UNIDENTIFIED FEMALE: I don't give a damn about what my mother thinks. I won't give a damn about what America thinks.
UNIDENTIFIED MALE: Well, things don't seem to be getting any better, you know. The rest of the world will say, oh yes, (inaudible) over here.
BELLINI: Even some Israeli leftists, who disagree with their country's action, say that the world should mind its own business.
UNIDENTIFIED MALE: Any changes that need to be made, we have to initiate them regardless of what other countries think.
UNIDENTIFIED MALE: We need our boots black all the time.
BELLINI: Eleanor Shiffrin and her son Gabby, an Israeli soldier, expressed that same message, but in much stronger terms.

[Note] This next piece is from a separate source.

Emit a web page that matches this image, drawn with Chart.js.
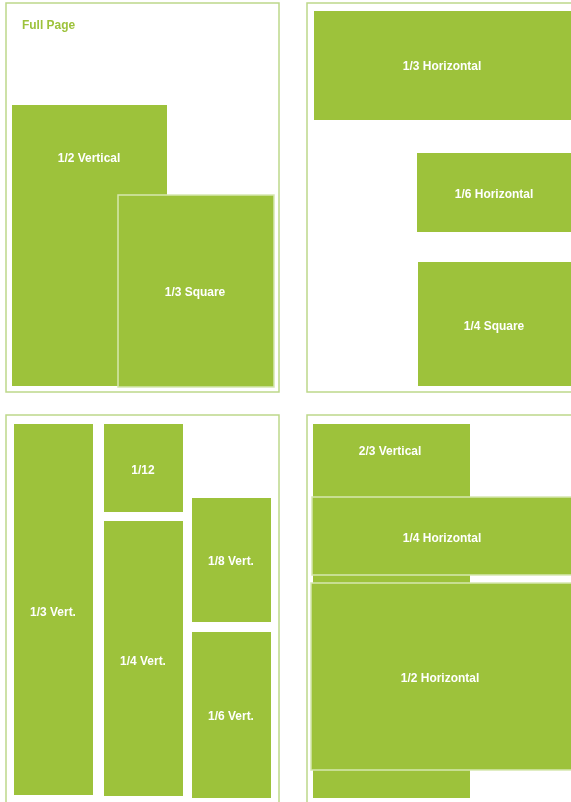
<!DOCTYPE html>
<html>
<head>
  <title>index</title>
  <script src="https://cdn.jsdelivr.net/npm/chart.js"></script>
  <style>
    html, body { margin: 0; padding: 0; background: #ffffff; overflow: hidden; }
    #chart { display: block; }
  </style>
</head>
<body>
  <canvas id="chart" width="571" height="802"></canvas>

  <script>
    // four page frames (left, right, top, bottom) in sheet units
    const pageLeft   = [6, 307, 6, 307];
    const pageRight  = [279, 620, 279, 620];
    const pageTop    = [3, 3, 415, 415];
    const pageBottom = [392, 392, 840, 840];

    // ad units, in drawing order
    const adLabels = ['1/2 Vertical', '1/3 Square', '1/3 Horizontal', '1/6 Horizontal', '1/4 Square',
                      '1/3 Vert.', '1/12', '1/4 Vert.', '1/8 Vert.', '1/6 Vert.',
                      '2/3 Vertical', '1/4 Horizontal', '1/2 Horizontal'];
    const adLeft   = [12, 118, 314, 417, 418, 14, 104, 104, 192, 192, 313, 312, 311];
    const adRight  = [167, 274, 580, 580, 580, 93, 183, 183, 271, 271, 470, 580, 580];
    const adTop    = [105, 195, 11, 153, 262, 424, 424, 521, 498, 632, 424, 497, 583];
    const adBottom = [386, 387, 120, 232, 386, 795, 512, 796, 622, 798, 798, 575, 770];
    const labelX   = [89, 195, 442, 494, 494, 53, 143, 143, 231, 231, 390, 442, 440];
    const labelY   = [157, 291, 65, 193, 325, 611, 469, 660, 560, 715, 450, 537, 677];

    const outlined = ['1/3 Square', '1/4 Horizontal', '1/2 Horizontal'];

    const green = '#9dc23b';
    const labelFont = 'bold 13px "Liberation Sans", Arial, sans-serif';

    // condensed bold text: draw with a slight horizontal squeeze
    function drawLabel(ctx, text, px, py, align) {
      ctx.save();
      ctx.translate(px, py);
      ctx.scale(0.92, 1);
      ctx.font = labelFont;
      ctx.textAlign = align;
      ctx.textBaseline = 'middle';
      ctx.fillText(text, 0, 1.5);
      ctx.restore();
    }

    const adPlugin = {
      id: 'adUnits',
      afterDatasetsDraw(chart) {
        const { ctx, scales: { x, y } } = chart;
        ctx.save();

        // page frames
        ctx.strokeStyle = '#bdd88a';
        ctx.lineWidth = 1.5;
        pageLeft.forEach((l, i) => {
          const x0 = x.getPixelForValue(l), x1 = x.getPixelForValue(pageRight[i]);
          const y0 = y.getPixelForValue(pageTop[i]), y1 = y.getPixelForValue(pageBottom[i]);
          ctx.strokeRect(x0, y0, x1 - x0, y1 - y0);
        });

        // ad blocks
        adLabels.forEach((label, i) => {
          const x0 = x.getPixelForValue(adLeft[i]), x1 = x.getPixelForValue(adRight[i]);
          const y0 = y.getPixelForValue(adTop[i]), y1 = y.getPixelForValue(adBottom[i]);
          ctx.fillStyle = green;
          ctx.fillRect(x0, y0, x1 - x0, y1 - y0);
          if (outlined.includes(label)) {
            ctx.strokeStyle = '#d6e8b0';
            ctx.lineWidth = 1.5;
            ctx.strokeRect(x0, y0, x1 - x0, y1 - y0);
          }
          ctx.fillStyle = '#ffffff';
          drawLabel(ctx, label, x.getPixelForValue(labelX[i]), y.getPixelForValue(labelY[i]), 'center');
        });

        // title of the first frame
        ctx.fillStyle = green;
        drawLabel(ctx, 'Full Page', x.getPixelForValue(22), y.getPixelForValue(24), 'left');

        ctx.restore();
      }
    };

    new Chart(document.getElementById('chart'), {
      type: 'scatter',
      data: { datasets: [{ data: [], pointRadius: 0 }] },
      options: {
        responsive: false,
        animation: false,
        layout: { padding: 0 },
        plugins: { legend: { display: false }, tooltip: { enabled: false } },
        scales: {
          x: { type: 'linear', min: 0, max: 571, display: false },
          y: { type: 'linear', min: 0, max: 802, reverse: true, display: false }
        }
      },
      plugins: [adPlugin]
    });
  </script>
</body>
</html>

ELEANOR SHIFFRIN: We do feel that the whole world is against us no.
BELLINI: And that doesn't bother you?
E. SHIFFRIN: Look, what bothers me is whether we have enough courage and enough unity as a nation here to defend what is just, to defend what we see as our God given right for this land.
G. SHIFFRIN: We do what we have to do. BELLINI: Israeli public opinion polls consistently show support for Sharon's military actions, even though most Israelis know those actions have not been good diplomatically for their country. Does it matter what the rest of the world thinks? Do Israelis care what the rest of the world thinks?
G. SHIFFRIN: Yes, it matters. It matters. We need the support of the rest of the world, but they don't know what is the situation here.
BELLINI: (Inaudible) Israelis, that the world doesn't appreciate their hardships. Palestinian victims, they say, win more sympathy.
UNIDENTIFIED MALE: Look, it looks like that we are the bad guys and they are the good, and you know the weak guys.
E. SHIFFRIN: It is always interesting and something hard, something especially brutal, something bloody, and who can survive then with this information is the Arabs.
BELLINI: Others believe that Israel's problems with President Bush and the United States are political.
UNIDENTIFIED FEMALE: Like I said, it's not really because (inaudible) that were not OK, because he's worried about what he's going to do in Iraq and he needs the whole consensus of the Arab world and it's not really about us.
BELLINI: Israelis say theirs is a defiance born of a necessity. They live in a region where they may never be liked, where doing what you have to do, they say, isn't always pretty. Jason Bellini, CNN, Jerusalem.